I was in shock as soon as I got off the plane in Minsk and ducked into what I thought was a bathroom, which the tiny room turned out to be, despite all indications to the contrary. No toilet paper, no toilet, just a perfect circle in the ground and grooved slots on either side of the orb on which to position yourself while you squatted or hovered or whatever maneuver you could muster to get the job done.

At the time, this was all quite new to me. Not that I’m now a full-fledged world traveler but since this first experience with—what are they called?, Turkish toilets?—I’m much better and more tolerant of all things “bathroom.” Gosh, as an anthropologist, me of all people should be sensitive to other ways of doing things and be keenly aware that not all people around the world are as spoiled or prissy as we are. I recognize and acknowledge that but I was still freaked out.

I had my big red pack, filled with the clothes I’d been traveling with for the past month, washing them in hotel sinks and tubs from Brighton, England, to Milan, Florence, and Venice.

I waited in line to clear customs. The tag of my shirt must have been sticking out as the person behind me in line, brushed my neck to adjust it for me. That gave me quite a scare.

A fellow teacher and acquaintance of my dad’s, let’s call him Walt Turner, had organized the dig I had come all the way to Belarus for. He taught in the same public school district as both of my parents, leading their middle and high school’s programs for gifted students. He was also associated with my dad’s alma mater, Muhlenberg College.

Walt Turner, though what’s to follow will cast him in a less than favorable light, was an interesting man, having done a slew of extraordinary things. He had worked for the U.S. government in some undisclosed capacity that had him living in northern China at the height of the Cold War. Also, Christa McAuliffe, who perished in the Challenger disaster with all its crew on January 23, 1986, had hedged him out of the running for her spot in the NASA teacher in space program.

Walt was a man of at least 60. I wonder now, as I write this, over ten years hence, if he’s still ticking. Although he’s American, he wore Speedos. Although he’s less than attractive, he had plenty of what my parents diplomatically called “lady friends.” His daughter ice skated furiously. I think she was pretty good in her own right. He was the leader of this excavation and he was supposed to meet me at the Minsk airport.

At this time, I spoke only English and Spanish. I knew a spattering of German words, mainly niceties and greetings, but nothing else. I remember getting off of the plane expecting to see him.

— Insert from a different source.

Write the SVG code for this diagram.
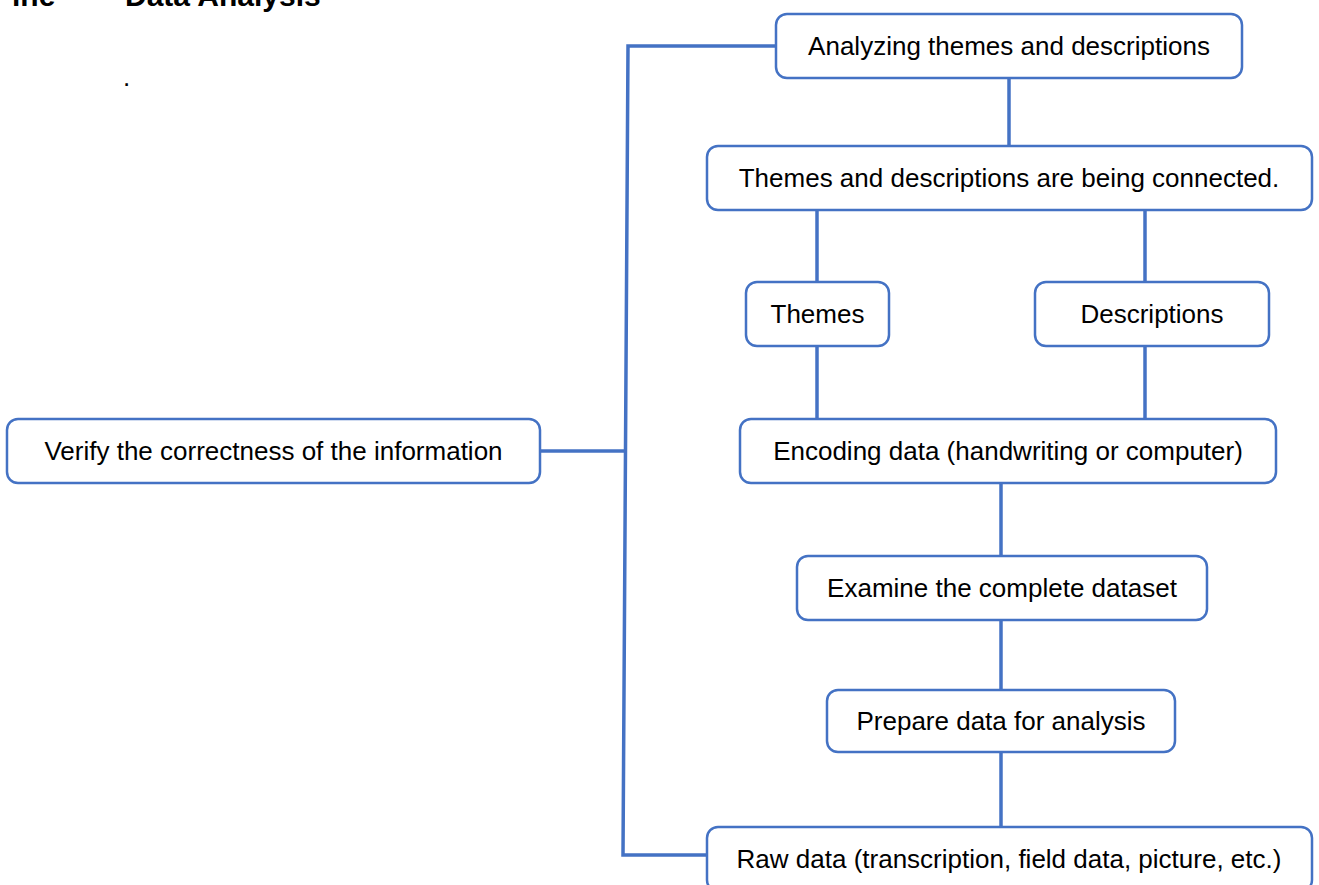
<svg xmlns="http://www.w3.org/2000/svg" width="1319" height="885" viewBox="0 0 1319 885">
<style>
.box{fill:#fff;stroke:#4472C4;stroke-width:2.5}
.lbl{font-family:"Liberation Sans",Arial,sans-serif;font-size:26px;fill:#000;text-anchor:middle}
.conn{stroke:#4472C4;stroke-width:3.5;fill:none}
.title{font-family:"Liberation Sans",Arial,sans-serif;font-size:30px;font-weight:bold;fill:#000}
</style>
<rect width="1319" height="885" fill="#fff"/>
<text class="title" x="12" y="6">ine</text>
<text class="title" x="125" y="6">Data Analysis</text>
<text x="123" y="86" style="font-family:'Liberation Sans',Arial,sans-serif;font-size:26px">.</text>
<g id="connectors">
<line class="conn" x1="1009" y1="78" x2="1009" y2="146"/>
<line class="conn" x1="817" y1="210" x2="817" y2="282"/>
<line class="conn" x1="1145" y1="210" x2="1145" y2="282"/>
<line class="conn" x1="817" y1="346" x2="817" y2="419"/>
<line class="conn" x1="1145" y1="346" x2="1145" y2="419"/>
<line class="conn" x1="1001" y1="483" x2="1001" y2="556"/>
<line class="conn" x1="1001" y1="620" x2="1001" y2="690"/>
<line class="conn" x1="1001" y1="752" x2="1001" y2="827"/>
<polyline class="conn" points="776,46 628,46 623,855 707,855"/>
<line class="conn" x1="540" y1="451" x2="625" y2="451"/>
</g>
<g id="n-analyzing"><rect class="box" x="776" y="14" width="466" height="64" rx="11"/><text class="lbl" x="1009" y="55">Analyzing themes and descriptions</text></g>
<g id="n-connected"><rect class="box" x="707" y="146" width="605" height="64" rx="11"/><text class="lbl" x="1009" y="187">Themes and descriptions are being connected.</text></g>
<g id="n-themes"><rect class="box" x="746" y="282" width="143" height="64" rx="11"/><text class="lbl" x="817.5" y="323">Themes</text></g>
<g id="n-descriptions"><rect class="box" x="1035" y="282" width="234" height="64" rx="11"/><text class="lbl" x="1152" y="323">Descriptions</text></g>
<g id="n-encoding"><rect class="box" x="740" y="419" width="536" height="64" rx="11"/><text class="lbl" x="1008" y="460">Encoding data (handwriting or computer)</text></g>
<g id="n-examine"><rect class="box" x="797" y="556" width="410" height="64" rx="11"/><text class="lbl" x="1002" y="597">Examine the complete dataset</text></g>
<g id="n-prepare"><rect class="box" x="827" y="690" width="348" height="62" rx="11"/><text class="lbl" x="1001" y="730">Prepare data for analysis</text></g>
<g id="n-raw"><rect class="box" x="707" y="827" width="605" height="64" rx="11"/><text class="lbl" x="1009" y="868">Raw data (transcription, field data, picture, etc.)</text></g>
<g id="n-verify"><rect class="box" x="7" y="419" width="533" height="64" rx="11"/><text class="lbl" x="273.5" y="460">Verify the correctness of the information</text></g>
</svg>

Minutes elapsed into hours. I kept revisiting the instructions as to where we were to meet in my mind, wondering if I could have gotten something wrong. I seemed to be where I needed to be.

It was dim outside the airport. I kept close inside, fearing that if I wandered too far, that would be the exact moment I would miss him and his crew.

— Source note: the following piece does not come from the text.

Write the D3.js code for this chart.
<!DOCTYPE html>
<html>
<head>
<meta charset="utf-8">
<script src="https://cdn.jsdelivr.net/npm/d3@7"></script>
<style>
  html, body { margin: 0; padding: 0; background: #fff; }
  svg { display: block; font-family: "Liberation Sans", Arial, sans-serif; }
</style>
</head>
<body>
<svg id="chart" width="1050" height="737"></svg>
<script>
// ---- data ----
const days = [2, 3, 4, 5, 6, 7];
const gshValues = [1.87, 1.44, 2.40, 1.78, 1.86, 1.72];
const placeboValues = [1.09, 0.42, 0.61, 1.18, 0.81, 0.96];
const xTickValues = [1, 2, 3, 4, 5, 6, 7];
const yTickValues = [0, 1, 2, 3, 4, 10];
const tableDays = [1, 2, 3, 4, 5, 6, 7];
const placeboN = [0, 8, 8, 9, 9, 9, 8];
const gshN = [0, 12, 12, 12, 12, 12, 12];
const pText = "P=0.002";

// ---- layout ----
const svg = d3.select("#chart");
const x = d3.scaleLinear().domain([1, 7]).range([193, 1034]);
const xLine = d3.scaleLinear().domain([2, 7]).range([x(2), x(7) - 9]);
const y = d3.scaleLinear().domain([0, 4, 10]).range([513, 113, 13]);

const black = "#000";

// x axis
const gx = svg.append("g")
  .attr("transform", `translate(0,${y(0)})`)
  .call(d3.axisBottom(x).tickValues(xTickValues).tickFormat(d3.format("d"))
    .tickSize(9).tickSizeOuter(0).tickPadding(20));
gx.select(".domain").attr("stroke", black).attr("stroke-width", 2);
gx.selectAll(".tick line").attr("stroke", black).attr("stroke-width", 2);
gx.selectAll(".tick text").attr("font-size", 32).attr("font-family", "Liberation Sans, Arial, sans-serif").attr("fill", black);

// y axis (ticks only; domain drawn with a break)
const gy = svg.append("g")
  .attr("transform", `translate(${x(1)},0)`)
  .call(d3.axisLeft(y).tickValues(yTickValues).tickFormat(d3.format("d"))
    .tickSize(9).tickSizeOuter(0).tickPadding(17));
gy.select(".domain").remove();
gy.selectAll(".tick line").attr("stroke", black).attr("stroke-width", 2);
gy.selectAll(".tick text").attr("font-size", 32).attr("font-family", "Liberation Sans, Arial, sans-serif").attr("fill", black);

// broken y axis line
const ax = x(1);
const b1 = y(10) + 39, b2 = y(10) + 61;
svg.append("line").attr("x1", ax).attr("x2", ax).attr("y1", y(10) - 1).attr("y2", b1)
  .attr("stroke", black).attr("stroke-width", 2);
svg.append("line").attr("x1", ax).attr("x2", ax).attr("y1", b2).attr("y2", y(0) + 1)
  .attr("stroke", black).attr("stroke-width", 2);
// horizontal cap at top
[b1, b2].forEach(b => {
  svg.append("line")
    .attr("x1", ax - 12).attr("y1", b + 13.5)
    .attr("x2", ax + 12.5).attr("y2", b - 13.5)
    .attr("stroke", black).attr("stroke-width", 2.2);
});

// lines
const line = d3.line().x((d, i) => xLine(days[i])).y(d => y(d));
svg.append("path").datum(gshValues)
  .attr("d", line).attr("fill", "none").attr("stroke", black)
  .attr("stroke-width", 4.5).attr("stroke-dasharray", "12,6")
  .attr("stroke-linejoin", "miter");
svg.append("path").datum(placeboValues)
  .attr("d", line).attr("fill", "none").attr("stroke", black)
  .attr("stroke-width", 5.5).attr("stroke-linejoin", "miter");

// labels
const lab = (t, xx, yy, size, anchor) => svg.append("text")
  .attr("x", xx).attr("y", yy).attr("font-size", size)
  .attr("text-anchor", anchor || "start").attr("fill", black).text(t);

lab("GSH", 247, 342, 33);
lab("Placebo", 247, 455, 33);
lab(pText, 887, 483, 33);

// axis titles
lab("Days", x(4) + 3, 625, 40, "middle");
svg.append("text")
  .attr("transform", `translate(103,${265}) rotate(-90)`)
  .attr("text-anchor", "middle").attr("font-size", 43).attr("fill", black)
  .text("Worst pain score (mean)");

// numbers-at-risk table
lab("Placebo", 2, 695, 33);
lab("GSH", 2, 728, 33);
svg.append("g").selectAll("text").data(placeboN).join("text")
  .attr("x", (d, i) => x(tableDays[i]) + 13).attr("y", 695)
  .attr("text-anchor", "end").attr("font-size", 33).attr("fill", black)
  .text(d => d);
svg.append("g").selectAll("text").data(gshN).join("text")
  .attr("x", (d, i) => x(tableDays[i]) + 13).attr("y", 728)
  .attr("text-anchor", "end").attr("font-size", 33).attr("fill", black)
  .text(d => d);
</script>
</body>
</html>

Finally, he arrived and we headed to an apartment in Minsk. There’s so much to this experience but I’ll keep to the most salient details.

The site of the dig was in the hay fields bordering the village of Snydin in southern Belarus, not far from the Ukrainian border (it’s so tiny I’ve failed to find a map with it on it). We were so close to Ukraine that we needed to check the well water each morning for radiation, due to the fall out from Chernobyl.

In fact, sixty percent of Chernobyl’s radioactive fallout landed in Belarus. When I finally did get to Ireland after the dig on my way back to the States, I stayed at a quaint B&B in Shannon run by a sweet middle-age Polish woman and her Irish husband. During my first and only morning there, after a run around the block a few times, she sat with me while I ate my yogurt and had a cup of coffee. She asked where I was coming from and whatnot.

I told her I had been in Belarus for a month and a half. She gasped. She was from the region and was more familiar with the horrors of Chernobyl than most other people, I reckoned.

She also told me that Shannon hosts kids from Belarus each summer to provide them a break from their surroundings, akin to innercity, fresh-air kids in the United States. Studies have shown, she asserted, that one summer away from the fallout adds years to the children’s lives and frees them, if for only a blissful two or three months, from the detrimental effects that persist in this struggling pocket of the second world.